Les calculs de retour sur l´investissement sont essentiels pour juger de remplacer une technologie par une autre, alors évitons de dire des bétises.
Sinon je suis tout à fait d´accord avec l´approche de ce M. de vouloir éviter de mettre autant d´argent dans l´enfouissement des réseaux.

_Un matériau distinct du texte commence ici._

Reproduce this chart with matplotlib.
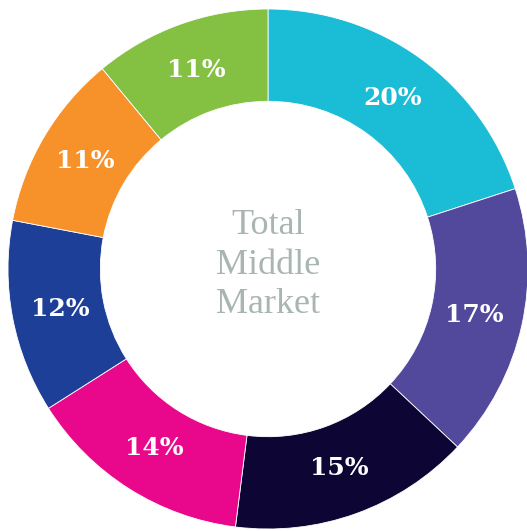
import matplotlib
matplotlib.use("Agg")
import matplotlib.pyplot as plt

values = [20, 17, 15, 14, 12, 11, 11]
labels = ["20%", "17%", "15%", "14%", "12%", "11%", "11%"]
colors = ["#1bbcd6", "#52489c", "#0d0533", "#e9088b", "#1e3f98", "#f7922b", "#84c042"]
center_text = "Total\nMiddle\nMarket"

W, H = 527, 531
fig = plt.figure(figsize=(W / 100, H / 100), dpi=100)
ax = fig.add_axes([0, 0, 1, 1])
ax.axis("off")

R = 260.0
cx, cy = 268.0, 269.0

wedges, texts = ax.pie(
    values,
    colors=colors,
    startangle=90,
    counterclock=False,
    radius=1.0,
    labels=labels,
    labeldistance=0.815,
    wedgeprops=dict(width=0.355, edgecolor="white", linewidth=0.6),
    textprops=dict(color="white", fontsize=18, fontweight="bold",
                   family="DejaVu Serif", ha="center", va="center"),
)
ax.set_xlim(-cx / R, (W - cx) / R)
ax.set_ylim(-(H - cy) / R, cy / R)
ax.set_aspect("equal")

ax.text(0, 4 / R, center_text, ha="center", va="center", fontsize=26,
        color="#a8b5b0", family="Liberation Serif", linespacing=1.25)

fig.savefig("out.png", dpi=100)
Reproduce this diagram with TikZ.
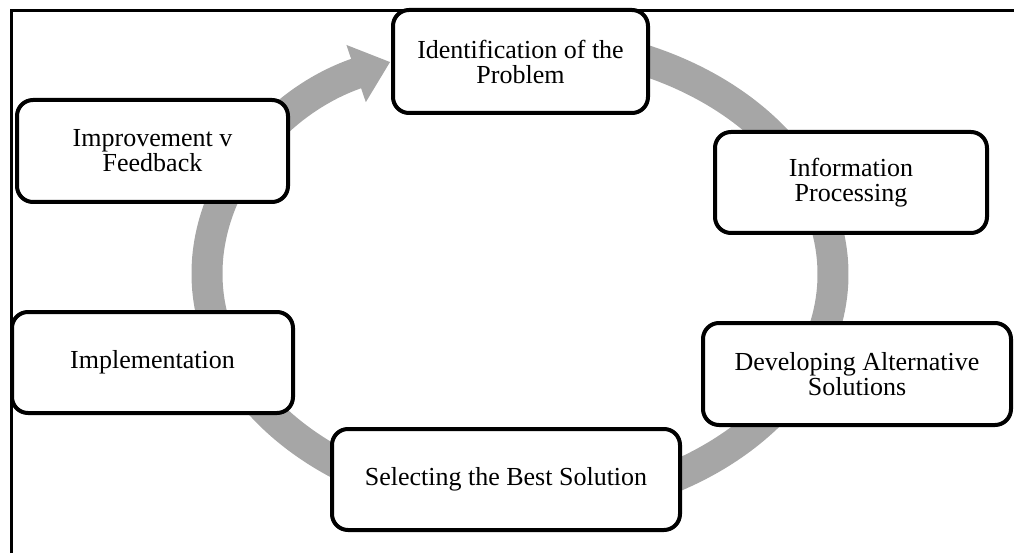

Il devrait être plus clair dans cet article que le produit, tel qu´il est présenté, n´est pas séduisant. Qui va entretenir ces dalles ? Qui va payer les batteries pur stocker la bien faible énergie générée ? Sans compter que de toutes façons on creusera toujours des tranchés le long des rues, pour faire passer l´eau, les eaux usées, les réseaux télécoms donc leur coût est en grande partie à mutualiser sur tous ces services et non sur seulement celui de l´éclairage public.
Mais ce constat évident fait, on a effectivement deux approches.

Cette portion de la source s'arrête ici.